Family time, especially in summers, is often taking smoothies to the teams, pre- or postgame. “It’s a great way to get the whole family together,” says Megan, for whom smoothies are a bit of a departure from her career as a physical therapist with Sacred Heart’s Orthopedic Sports and Spine Therapy in Eugene. “We’ve had a good time with it.” And the smoothie gig supplies the family with plenty of shared moments and memories. “One lacrosse game, it started snowing,” Megan remembers. “And there we were waiting to hand out smoothies.”

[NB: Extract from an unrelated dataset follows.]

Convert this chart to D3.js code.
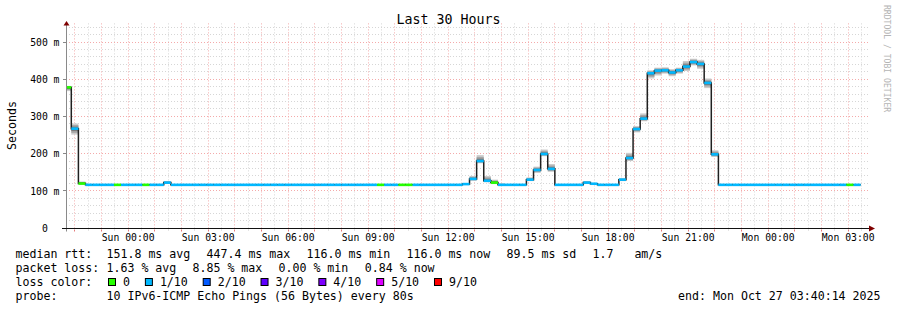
<!DOCTYPE html>
<html>
<head>
<meta charset="utf-8">
<script src="https://cdn.jsdelivr.net/npm/d3@7"></script>
<style>
  body { margin: 0; background: #fff; }
  svg { display: block; font-family: "DejaVu Sans Mono", monospace; }
  text { white-space: pre; }
</style>
</head>
<body>
<div id="chart"></div>
<script>
// median rtt per 960s bin (ms), 112 bins
const medianRtt = [
  378, 267, 119.5, 116, 116, 116, 116, 116, 116, 116, 116, 116, 116, 116, 122, 116,
  116, 116, 116, 116, 116, 116, 116, 116, 116, 116, 116, 116, 116, 116, 116, 116,
  116, 116, 116, 116, 116, 116, 116, 116, 116, 116, 116, 116, 116, 116, 116, 116,
  116, 116, 116, 116, 116, 116, 116, 116, 118, 132, 180, 127, 122, 116, 116, 116,
  116, 130, 156, 199, 159, 116, 116, 116, 116, 122, 119, 116, 116, 116, 130, 188,
  266, 294, 416, 423, 424, 418, 424, 434, 446, 441, 390, 198, 116, 116, 116, 116,
  116, 116, 116, 116, 116, 116, 116, 116, 116, 116, 116, 116, 116, 116, 116, 116
];
// lost pings out of 10, per bin
const lossTenths = [
  0, 1, 0, 1, 1, 1, 1, 0, 1, 1, 1, 0, 1, 1, 1, 1,
  1, 1, 1, 1, 1, 1, 1, 1, 1, 1, 1, 1, 1, 1, 1, 1,
  1, 1, 1, 1, 1, 1, 1, 1, 1, 1, 1, 1, 0, 1, 1, 0,
  0, 1, 1, 1, 1, 1, 1, 1, 1, 1, 1, 1, 0, 1, 1, 1,
  1, 1, 1, 1, 1, 1, 1, 1, 1, 1, 1, 1, 1, 1, 1, 1,
  1, 1, 1, 1, 1, 1, 1, 1, 1, 1, 1, 1, 1, 1, 1, 1,
  1, 1, 1, 1, 1, 1, 1, 1, 1, 1, 1, 1, 1, 1, 0, 1
];
// smoke: lowest and highest ping per bin (ms)
const smokeLo = [
  368, 251, 118, 116, 116, 116, 116, 116, 116, 116, 116, 116, 116, 116, 119, 116,
  116, 116, 116, 116, 116, 116, 116, 116, 116, 116, 116, 116, 116, 116, 116, 116,
  116, 116, 116, 116, 116, 116, 116, 116, 116, 116, 116, 116, 116, 116, 116, 116,
  116, 116, 116, 116, 116, 116, 116, 116, 116, 127, 174, 123, 118, 116, 116, 116,
  116, 126, 148, 193, 151, 116, 116, 116, 116, 119, 117, 116, 116, 116, 126, 180,
  257, 287, 402, 410, 415, 408, 415, 422, 437, 428, 376, 191, 116, 116, 116, 116,
  116, 116, 116, 116, 116, 116, 116, 116, 116, 116, 116, 116, 116, 116, 116, 116
];
const smokeHi = [
  382, 281, 125, 117, 117, 117, 117, 117, 117, 117, 117, 117, 117, 117, 125, 117,
  117, 117, 117, 117, 117, 117, 117, 117, 117, 117, 117, 117, 117, 117, 117, 117,
  117, 117, 117, 117, 117, 117, 117, 117, 117, 117, 117, 117, 117, 117, 117, 117,
  117, 117, 117, 117, 117, 117, 117, 117, 121, 140, 196, 140, 130, 120, 117, 117,
  117, 136, 165, 211, 172, 117, 117, 117, 117, 125, 121, 117, 117, 117, 134, 202,
  274, 308, 424, 431, 432, 427, 431, 449, 455, 452, 402, 209, 117, 117, 117, 117,
  117, 117, 117, 117, 117, 117, 117, 117, 117, 117, 117, 117, 117, 117, 117, 117
];

const yTicks = [0, 100, 200, 300, 400, 500];
const lossLegendTenths = [0, 1, 2, 3, 4, 5, 9];
const lossLegendLabels = ["0", "1/10", "2/10", "3/10", "4/10", "5/10", "9/10"];
const lossColors = { 0: "#26ff00", 1: "#00b8ff", 2: "#0059ff", 3: "#5e00ff", 4: "#7e00ff", 5: "#dd00ff", 9: "#ff0000" };

const rttStats = ["151.8 ms avg", "447.4 ms max", "116.0 ms min", "116.0 ms now", "89.5 ms sd", "1.7   am/s"];
const lossStats = ["1.63 % avg", "8.85 % max", "0.00 % min", "0.84 % now"];
const probeText = "10 IPv6-ICMP Echo Pings (56 Bytes) every 80s";
const endText = "end: Mon Oct 27 03:40:14 2025";
const titleText = "Last 30 Hours";

const startTime = Date.UTC(2025, 9, 25, 21, 40, 14);
const endTime = Date.UTC(2025, 9, 27, 3, 40, 14);
const binSeconds = 960;
const firstBinStart = startTime - 245 * 1000;

class SmokeChart {
    constructor() {
        const attrs = {
            container: "#chart",
            width: 897,
            height: 310,
            plotLeft: 66,
            plotRight: 866,
            plotTop: 23.4,
            plotBottom: 228,
            svg: null,
            x: null,
            y: null,
        };
        this.getState = () => attrs;
        this.setState = (d) => Object.assign(attrs, d);
    }

    render() {
        this.drawSvg();
        this.setupScales();
        this.drawGrid();
        this.drawSmoke();
        this.drawMedian();
        this.drawAxes();
        this.drawTexts();
        this.drawLegend();
        return this;
    }

    drawSvg() {
        const { container, width, height } = this.getState();
        const svg = d3.select(container).append("svg")
            .attr("width", width)
            .attr("height", height);
        svg.append("rect").attr("width", width).attr("height", height).attr("fill", "#fff");
        this.setState({ svg });
    }

    setupScales() {
        const { plotLeft, plotRight, plotTop, plotBottom } = this.getState();
        const x = d3.scaleUtc().domain([startTime, endTime]).range([plotLeft, plotRight]);
        const y = d3.scaleLinear().domain([0, 550]).range([plotBottom, plotTop]);
        this.setState({ x, y });
    }

    drawGrid() {
        const { svg, x, y, plotLeft, plotRight, plotTop, plotBottom } = this.getState();
        const crisp = v => Math.floor(v) + 0.5;
        const g = svg.append("g").attr("class", "grid");

        const halfHours = d3.utcMinute.every(30).range(new Date(startTime), new Date(endTime));
        g.selectAll(".vgrid").data(halfHours).join("line")
            .attr("x1", d => crisp(x(d))).attr("x2", d => crisp(x(d)))
            .attr("y1", plotTop).attr("y2", plotBottom)
            .attr("stroke", d => d.getUTCMinutes() === 0 ? "#f4aaaa" : "#d6d6d6")
            .attr("stroke-dasharray", "1,2");

        const minor = d3.range(20, 550, 20);
        g.selectAll(".hgrid").data(minor).join("line")
            .attr("x1", plotLeft).attr("x2", plotRight + 2)
            .attr("y1", d => crisp(y(d))).attr("y2", d => crisp(y(d)))
            .attr("stroke", d => d % 100 === 0 ? "#f4aaaa" : "#d6d6d6")
            .attr("stroke-dasharray", "1,2");
    }

    getBins() {
        return medianRtt.map((v, i) => {
            const t0 = firstBinStart + i * binSeconds * 1000;
            return {
                t0: Math.max(t0, startTime),
                t1: t0 + binSeconds * 1000,
                median: v,
                loss: lossTenths[i],
                lo: smokeLo[i],
                hi: smokeHi[i]
            };
        });
    }

    drawSmoke() {
        const { svg, x, y } = this.getState();
        const bins = this.getBins();
        // nested bands, lighter away from the median
        const shades = [[1, "#cccccc"], [0.7, "#a6a6a6"], [0.4, "#7a7a7a"]];
        const g = svg.append("g").attr("class", "smoke");
        shades.forEach(([k, color]) => {
            g.selectAll(null).data(bins).join("rect")
                .attr("x", d => x(d.t0))
                .attr("width", d => x(d.t1) - x(d.t0))
                .attr("y", d => y(d.median + (d.hi - d.median) * k))
                .attr("height", d => y(d.median - (d.median - d.lo) * k) - y(d.median + (d.hi - d.median) * k))
                .attr("fill", color);
        });
    }

    drawMedian() {
        const { svg, x, y } = this.getState();
        const bins = this.getBins();
        const pts = bins.flatMap(d => [[x(d.t0), y(d.median)], [x(d.t1), y(d.median)]]);
        svg.append("path")
            .attr("d", d3.line()(pts))
            .attr("fill", "none")
            .attr("stroke", "#202020")
            .attr("stroke-width", 1.5);

        svg.append("g").selectAll("rect").data(bins).join("rect")
            .attr("x", d => x(d.t0))
            .attr("width", d => x(d.t1) - x(d.t0))
            .attr("y", d => y(d.median) - 1.3)
            .attr("height", 2.6)
            .attr("fill", d => lossColors[d.loss]);
    }

    drawAxes() {
        const { svg, x, y, plotLeft, plotRight, plotTop, plotBottom } = this.getState();
        const g = svg.append("g").attr("class", "axes");
        const ax = plotLeft + 0.5;
        const ay = plotBottom + 0.5;

        // x ticks (hourly, red)
        const hours = d3.utcHour.every(1).range(new Date(startTime), new Date(endTime));
        g.selectAll(".xtick").data(hours).join("line")
            .attr("x1", d => Math.floor(x(d)) + 0.5).attr("x2", d => Math.floor(x(d)) + 0.5)
            .attr("y1", ay + 1).attr("y2", ay + 3)
            .attr("stroke", "#e57a7a");
        const halfHours = d3.utcMinute.every(30).filter(d => d.getUTCMinutes() === 30)
            .range(new Date(startTime), new Date(endTime));
        g.selectAll(".xtick2").data(halfHours).join("line")
            .attr("x1", d => Math.floor(x(d)) + 0.5).attr("x2", d => Math.floor(x(d)) + 0.5)
            .attr("y1", ay + 1).attr("y2", ay + 2)
            .attr("stroke", "#c8c8c8");

        // y ticks
        g.selectAll(".ytick").data(yTicks).join("line")
            .attr("x1", plotLeft - 3).attr("x2", plotLeft)
            .attr("y1", d => Math.floor(y(d)) + 0.5).attr("y2", d => Math.floor(y(d)) + 0.5)
            .attr("stroke", "#888");

        g.append("line")
            .attr("x1", ax).attr("x2", ax)
            .attr("y1", plotTop - 1).attr("y2", ay + 3)
            .attr("stroke", "#8a8a8a");
        g.append("line")
            .attr("x1", plotLeft - 4).attr("x2", plotRight + 4)
            .attr("y1", ay).attr("y2", ay)
            .attr("stroke", "#111");

        // arrows
        g.append("path")
            .attr("d", `M${ax - 3},${plotTop + 2} L${ax + 3},${plotTop + 2} L${ax},${plotTop - 2.5} Z`)
            .attr("fill", "#7f0000");
        g.append("path")
            .attr("d", `M${plotRight + 3},${ay - 3} L${plotRight + 3},${ay + 3} L${plotRight + 9},${ay} Z`)
            .attr("fill", "#7f0000");

        // labels
        const fmt = d3.utcFormat("%a %H:%M");
        const labelHours = d3.utcHour.every(3).range(new Date(startTime), new Date(endTime));
        g.selectAll(".xlabel").data(labelHours).join("text")
            .attr("x", d => x(d))
            .attr("y", plotBottom + 13)
            .attr("text-anchor", "middle")
            .attr("font-size", "9.75px")
            .attr("fill", "#000")
            .text(d => fmt(d));

        g.selectAll(".ylabel").data(yTicks).join("text")
            .attr("x", plotLeft - 6.5)
            .attr("y", d => y(d) + 3.8)
            .attr("text-anchor", "end")
            .attr("font-size", "9.75px")
            .attr("fill", "#000")
            .text(d => d === 0 ? "0  " : `${d} m`);
    }

    drawTexts() {
        const { svg, width } = this.getState();
        svg.append("text")
            .attr("x", width / 2)
            .attr("y", 24)
            .attr("text-anchor", "middle")
            .attr("font-size", "13.3px")
            .text(titleText);

        svg.append("text")
            .attr("transform", "translate(15.5,125.5) rotate(-90)")
            .attr("text-anchor", "middle")
            .attr("font-size", "11.6px")
            .text("Seconds");

        svg.append("text")
            .attr("transform", "translate(884,5) rotate(90)")
            .attr("text-anchor", "start")
            .attr("font-size", "8.1px")
            .attr("fill", "#b4b4b4")
            .text("RRDTOOL / TOBI OETIKER");
    }

    drawLegend() {
        const { svg } = this.getState();
        const g = svg.append("g").attr("class", "legend").attr("font-size", "11.6px");
        const rows = [258.3, 272.3, 286.3, 300.3];
        const put = (xx, yy, t, anchor) => g.append("text")
            .attr("x", xx).attr("y", yy)
            .attr("text-anchor", anchor || "start")
            .text(t);

        put(15.5, rows[0], "median rtt:");
        [106.5, 206.5, 306.5, 406.5, 506.5, 592.5].forEach((xx, i) => put(xx, rows[0], rttStats[i]));

        put(15.5, rows[1], "packet loss:");
        [106.5, 192.5, 278.5, 364.8].forEach((xx, i) => put(xx, rows[1], lossStats[i]));

        put(15.5, rows[2], "loss color:");
        let cx = 108.5;
        lossLegendTenths.forEach((k, i) => {
            g.append("rect")
                .attr("x", cx).attr("y", rows[2] - 7.8)
                .attr("width", 7).attr("height", 7)
                .attr("fill", lossColors[k])
                .attr("stroke", "#000");
            const t = put(cx + 14.5, rows[2], lossLegendLabels[i]);
            cx = cx + 14.5 + t.node().getComputedTextLength() + 15.4;
        });

        put(15.5, rows[3], "probe:");
        put(106.5, rows[3], probeText);
        put(880.5, rows[3], endText, "end");
    }
}

new SmokeChart().render();
</script>
</body>
</html>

To the family, he’s Dad, but around the UO athletic department, he’s “that smoothie guy.” As in, “where’s that smoothie guy?” which is what one of the equipment managers asks shortly before practice ends. Gary’s there, having filled three large Igloo ice chests with smoothies and ice and hefted them into the back of his dark blue Dodge pickup. He takes a prime spot near the Moshofsky Center, wheels the coolers in on a hand truck, and then runs back to grab a folding table. The smoothies stay in their coolers while he waits right outside the tunnel. Practice is running late, and he wants them to stay frozen. He waits patiently, waving or saying hello to just about everyone who comes by.
Then it’s show time.
A steady stream of football players, coaches, and other staff members emerge from Autzen, walk by the table, and grab a frozen treat. “Wait till you see them,” Bertelsen says. “On TV they all look so big. But they’re just young guys.”
“Thank you, sir.”
“Hey! My favorite part of the week, right there. Thanks, man.”
“What’s good? Ok, thanks. Thank you, sir!”
There are only a few variations on this theme—a couple fist bumps, a couple thumbs up—but despite a grueling practice in the rain, every last player seems to be smiling.
And, Gary’s comments aside, some of the team members are just as big, if not bigger, than they appear on TV. Senior Jordan Holmes, a 6-foot 5-inch, 300-pound offensive lineman for the Ducks, for example. He’s tried all the flavors. Today it’s orange creamsicle, his favorite. Holmes loves the smoothies because they’re cold and he knows they’re good for him. “They’re refreshing, and pretty much delicious,” he says.
Coach Chip Kelly is among the last coming out of Autzen, after supervising end-of-practice drills. Only a few lonely smoothies remain, melting in their cups and leaving rings of condensation on the table. Bertelsen reaches into the cooler and hands the coach his very own, still frozen—triple berry with a green straw, as always. Coach Kelly takes the smoothie, thanks Bertelsen, and heads over to talk with a group of reporters standing by.
When asked how many smoothies he’s made for UO athletic teams in total, Gary laughs—there’s no way he could count, he says.